Craig van Rooyen in a checked shirt with dark and light blue and dark pink lines, with blurred greenery behind him.
Craig van Rooyen

Managing Editor Lisa Ampleman: Every year at the AWP Conference, I love meeting the CR contributors who stop by our bookfair booth. This year in Seattle, one of those making a point to say hello was Craig van Rooyen, whose poetry we’ve published in Issues 17.1 and 18.2 (including “Respair,” also available here on our site). It was great to put a face to the name, and when I heard what his day job was, I asked if he would share his experiences as part of this series. Many thanks to Craig for taking the time to do so!

How would you describe what you do for your day job?

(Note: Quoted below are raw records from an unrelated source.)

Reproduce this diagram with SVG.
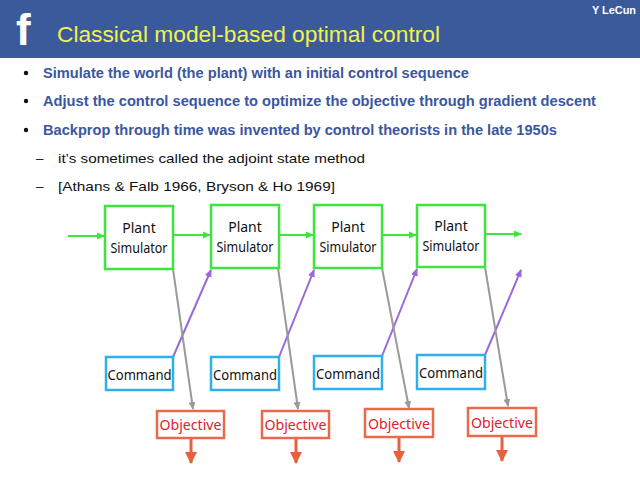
<svg xmlns="http://www.w3.org/2000/svg" width="640" height="478" viewBox="0 0 640 478">
<defs>
<style>
.bul{font-family:"Liberation Sans",Arial,sans-serif;font-weight:bold;font-size:14px;fill:#3b56a0}
.sub{font-family:"Liberation Sans",Arial,sans-serif;font-size:13.5px;fill:#111}
.plant rect{fill:#fff;stroke:#3fe43f;stroke-width:2.5}
.cmd rect{fill:#fff;stroke:#2fb0e8;stroke-width:2.5}
.obj rect{fill:#fff;stroke:#e8694c;stroke-width:2.5}
.dt{font-family:"Noto Sans","Open Sans",sans-serif;font-size:14px;fill:#111;text-anchor:middle}
.ot{font-family:"Noto Sans","Open Sans",sans-serif;font-size:14px;fill:#e0202c;text-anchor:middle}
.g{stroke:#3fe43f;stroke-width:2;fill:none}
.p{stroke:#9a68d8;stroke-width:2;fill:none}
.y{stroke:#9a9a9a;stroke-width:2;fill:none}
.r{stroke:#e8613f;stroke-width:3;fill:none}
</style>
<marker id="ag" markerWidth="8" markerHeight="8" refX="7" refY="4" orient="auto" markerUnits="userSpaceOnUse"><path d="M0,0.5 L8,4 L0,7.5 Z" fill="#3fe43f"/></marker>
<marker id="ap" markerWidth="8" markerHeight="8" refX="7" refY="4" orient="auto" markerUnits="userSpaceOnUse"><path d="M0,0.5 L8,4 L0,7.5 Z" fill="#9a68d8"/></marker>
<marker id="ay" markerWidth="8" markerHeight="8" refX="7" refY="4" orient="auto" markerUnits="userSpaceOnUse"><path d="M0,0.5 L8,4 L0,7.5 Z" fill="#9a9a9a"/></marker>
<marker id="ar" markerWidth="12" markerHeight="12" refX="11" refY="6" orient="auto" markerUnits="userSpaceOnUse"><path d="M0,0 L12,6 L0,12 Z" fill="#e8613f"/></marker>
</defs>
<rect width="640" height="478" fill="#fff"/>
<g id="header">
<rect x="0" y="0" width="640" height="58" fill="#3b5a9b"/>
<text x="16" y="45" font-family="'Liberation Sans',Arial,sans-serif" font-weight="bold" font-size="44" fill="#fff">f</text>
<text x="57" y="42" font-family="'Liberation Sans',Arial,sans-serif" font-size="22" fill="#f2f24a" textLength="383" lengthAdjust="spacingAndGlyphs">Classical model-based optimal control</text>
<text x="636" y="14" font-family="'Liberation Sans',Arial,sans-serif" font-weight="bold" font-size="11" fill="#fff" text-anchor="end" textLength="44" lengthAdjust="spacingAndGlyphs">Y LeCun</text>
</g>
<g id="bullets">
<circle cx="26" cy="73" r="2.2" fill="#111"/>
<circle cx="26" cy="101" r="2.2" fill="#111"/>
<circle cx="26" cy="130" r="2.2" fill="#111"/>
<text class="bul" x="43" y="78" textLength="426" lengthAdjust="spacingAndGlyphs">Simulate the world (the plant) with an initial control sequence</text>
<text class="bul" x="43" y="106" textLength="553" lengthAdjust="spacingAndGlyphs">Adjust the control sequence to optimize the objective through gradient descent</text>
<text class="bul" x="43" y="135" textLength="514" lengthAdjust="spacingAndGlyphs">Backprop through time was invented by control theorists in the late 1950s</text>
<text class="sub" x="36" y="163">–</text>
<text class="sub" x="36" y="191">–</text>
<text class="sub" x="58" y="163" textLength="307" lengthAdjust="spacingAndGlyphs">it’s sometimes called the adjoint state method</text>
<text class="sub" x="58" y="191" textLength="277" lengthAdjust="spacingAndGlyphs">[Athans &amp; Falb 1966, Bryson &amp; Ho 1969]</text>
</g>
<g id="connectors">
<line class="g" x1="68" y1="236" x2="104" y2="236" marker-end="url(#ag)"/>
<line class="g" x1="173" y1="235" x2="210" y2="235" marker-end="url(#ag)"/>
<line class="g" x1="279" y1="235" x2="313" y2="235" marker-end="url(#ag)"/>
<line class="g" x1="382" y1="235" x2="416" y2="235" marker-end="url(#ag)"/>
<line class="g" x1="485" y1="234" x2="521" y2="234" marker-end="url(#ag)"/>
<line class="p" x1="173" y1="357" x2="211" y2="270" marker-end="url(#ap)"/>
<line class="p" x1="279" y1="357" x2="314" y2="270" marker-end="url(#ap)"/>
<line class="p" x1="382" y1="356" x2="417" y2="269" marker-end="url(#ap)"/>
<line class="p" x1="485" y1="355" x2="521" y2="270" marker-end="url(#ap)"/>
<line class="y" x1="173" y1="269" x2="193" y2="409" marker-end="url(#ay)"/>
<line class="y" x1="278" y1="268" x2="298" y2="409" marker-end="url(#ay)"/>
<line class="y" x1="382" y1="268" x2="409" y2="408" marker-end="url(#ay)"/>
<line class="y" x1="485" y1="267" x2="508" y2="406" marker-end="url(#ay)"/>
<line class="r" x1="191" y1="439" x2="191" y2="463" marker-end="url(#ar)"/>
<line class="r" x1="296" y1="439" x2="296" y2="463" marker-end="url(#ar)"/>
<line class="r" x1="399" y1="438" x2="399" y2="462" marker-end="url(#ar)"/>
<line class="r" x1="502" y1="437" x2="502" y2="461" marker-end="url(#ar)"/>
</g>
<g id="plant1" class="plant"><rect x="105" y="206" width="68" height="63"/><text class="dt" x="139" y="233">Plant</text><text class="dt" x="139" y="253" textLength="57" lengthAdjust="spacingAndGlyphs">Simulator</text></g>
<g id="plant2" class="plant"><rect x="211" y="205" width="68" height="63"/><text class="dt" x="245" y="232">Plant</text><text class="dt" x="245" y="252" textLength="57" lengthAdjust="spacingAndGlyphs">Simulator</text></g>
<g id="plant3" class="plant"><rect x="314" y="205" width="68" height="63"/><text class="dt" x="348" y="232">Plant</text><text class="dt" x="348" y="252" textLength="57" lengthAdjust="spacingAndGlyphs">Simulator</text></g>
<g id="plant4" class="plant"><rect x="417" y="205" width="68" height="62"/><text class="dt" x="451" y="231">Plant</text><text class="dt" x="451" y="251" textLength="57" lengthAdjust="spacingAndGlyphs">Simulator</text></g>
<g id="cmd1" class="cmd"><rect x="106" y="357" width="67" height="33"/><text class="dt" x="139.5" y="380" textLength="64" lengthAdjust="spacingAndGlyphs">Command</text></g>
<g id="cmd2" class="cmd"><rect x="211" y="357" width="68" height="33"/><text class="dt" x="245" y="380" textLength="64" lengthAdjust="spacingAndGlyphs">Command</text></g>
<g id="cmd3" class="cmd"><rect x="314" y="356" width="68" height="33"/><text class="dt" x="348" y="379" textLength="64" lengthAdjust="spacingAndGlyphs">Command</text></g>
<g id="cmd4" class="cmd"><rect x="417" y="355" width="68" height="34"/><text class="dt" x="451" y="378" textLength="64" lengthAdjust="spacingAndGlyphs">Command</text></g>
<g id="obj1" class="obj"><rect x="157" y="411" width="67" height="27"/><text class="ot" x="190.5" y="430" textLength="62" lengthAdjust="spacingAndGlyphs">Objective</text></g>
<g id="obj2" class="obj"><rect x="262" y="411" width="67" height="27"/><text class="ot" x="295.5" y="430" textLength="62" lengthAdjust="spacingAndGlyphs">Objective</text></g>
<g id="obj3" class="obj"><rect x="365" y="409" width="68" height="28"/><text class="ot" x="399" y="429" textLength="62" lengthAdjust="spacingAndGlyphs">Objective</text></g>
<g id="obj4" class="obj"><rect x="468" y="408" width="68" height="28"/><text class="ot" x="502" y="428" textLength="62" lengthAdjust="spacingAndGlyphs">Objective</text></g>
</svg>
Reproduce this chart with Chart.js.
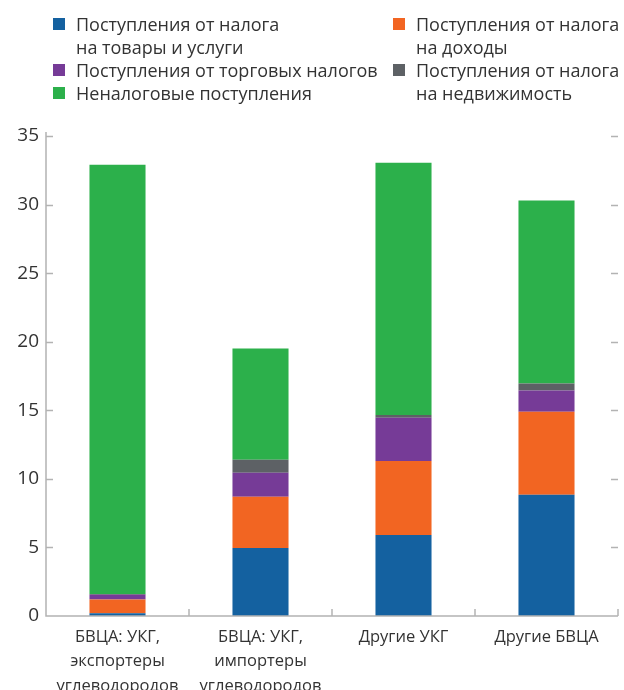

I am a state trial court judge, sitting in San Luis Obispo, California. Right now I handle criminal cases—everything from driving on a suspended license to murder.

What do you enjoy about that job, and what are some of its detractions?

I like making decisions that have an immediate impact. Was an officer’s search legal? Should a person be in custody or out while their case is pending? What kind of protective order is needed in a domestic violence case? Is someone suitable for mental health treatment court? Is the 911 call recording admissible at trial? Should someone be put on probation or sent to prison after a conviction? I get to make dozens of these kinds of decisions every week—guided by the law and by precedent, but also by listening to the real people who are affected by the decisions and figuring out a practical way forward for them.

These days, when every aspect of our lives has been politicized, just being committed to making evidence-based decisions can seem countercultural. In my county, I will often have an NRA member and an ACLU member on the same jury. As jurors, they have the same job, to look the witnesses in the eyes, listen to them, evaluate the evidence, and then have a robust discussion in the jury room that hopefully leads to consensus and a verdict. I continue to be encouraged by the way people are able to work through differences in their backgrounds to make arguments and decisions based on the evidence. I like being part of that process.

I also recognize that the criminal justice system has been used to marginalize certain groups of people and protect the power structure. On bad days I wonder if I am just part of a system that perpetuates that inequality. On good days it feels like the law is malleable enough to effect change—especially if we who are making legal decisions are humble enough to keep checking our inherited biases and worldviews.

How, if at all, does your day job inform—or relate to—your writing life?

Poetry and judging are in different worlds for me, and I get very uncomfortable when they rub up against each other (like they are doing in this interview). Poetry is of the body. It’s “incarnational” in that it complicates the line between body and spirit (or reveals that there is no such line). A poet tries to connect with a reader by providing an experience via the tiny engine of the poem. The experience has to be rooted in the senses, in the body. That means not being afraid of the way you look on the page. Curating the “I” kills the poem. As a judge, on the other hand, I cover up inside a robe and behind a bench. People literally see me as a talking head. I am a symbol. I must be neutral at all costs. Nothing is revealed except the way I think. Okay, maybe that’s too simplistic. People need to know there is a human with feelings on the bench, and they need to know they are truly being heard, but in the end it’s my conclusions (and how they are reached) that count. Good poems don’t reach a conclusion, they open up inside the reader so the experience extends beyond the last line. A good poem suspends judgment.

What creative projects are you working on right now?

I have a poetry manuscript that I’m shopping around. None of the poems are about my day job. Some of them are poems about coming of age in a religious community in the Midwest in the ’70s. Some are about being the father of daughters. Some are about being in the middle of a long marriage. Some deal with bouts of depression. But really, what poems are about doesn’t matter. It’s what they do. The working title of the manuscript is Extinction Picnic.


Craig van Rooyen graduated from UCLA School of Law and received his MFA in poetry from Pacific University. His poems have appeared in 32 Poems, Best New Poets, The Cincinnati Review, Narrative, New Ohio Review, Ploughshares, Poetry Northwest, Rattle, Southern Humanities Review, and elsewhere.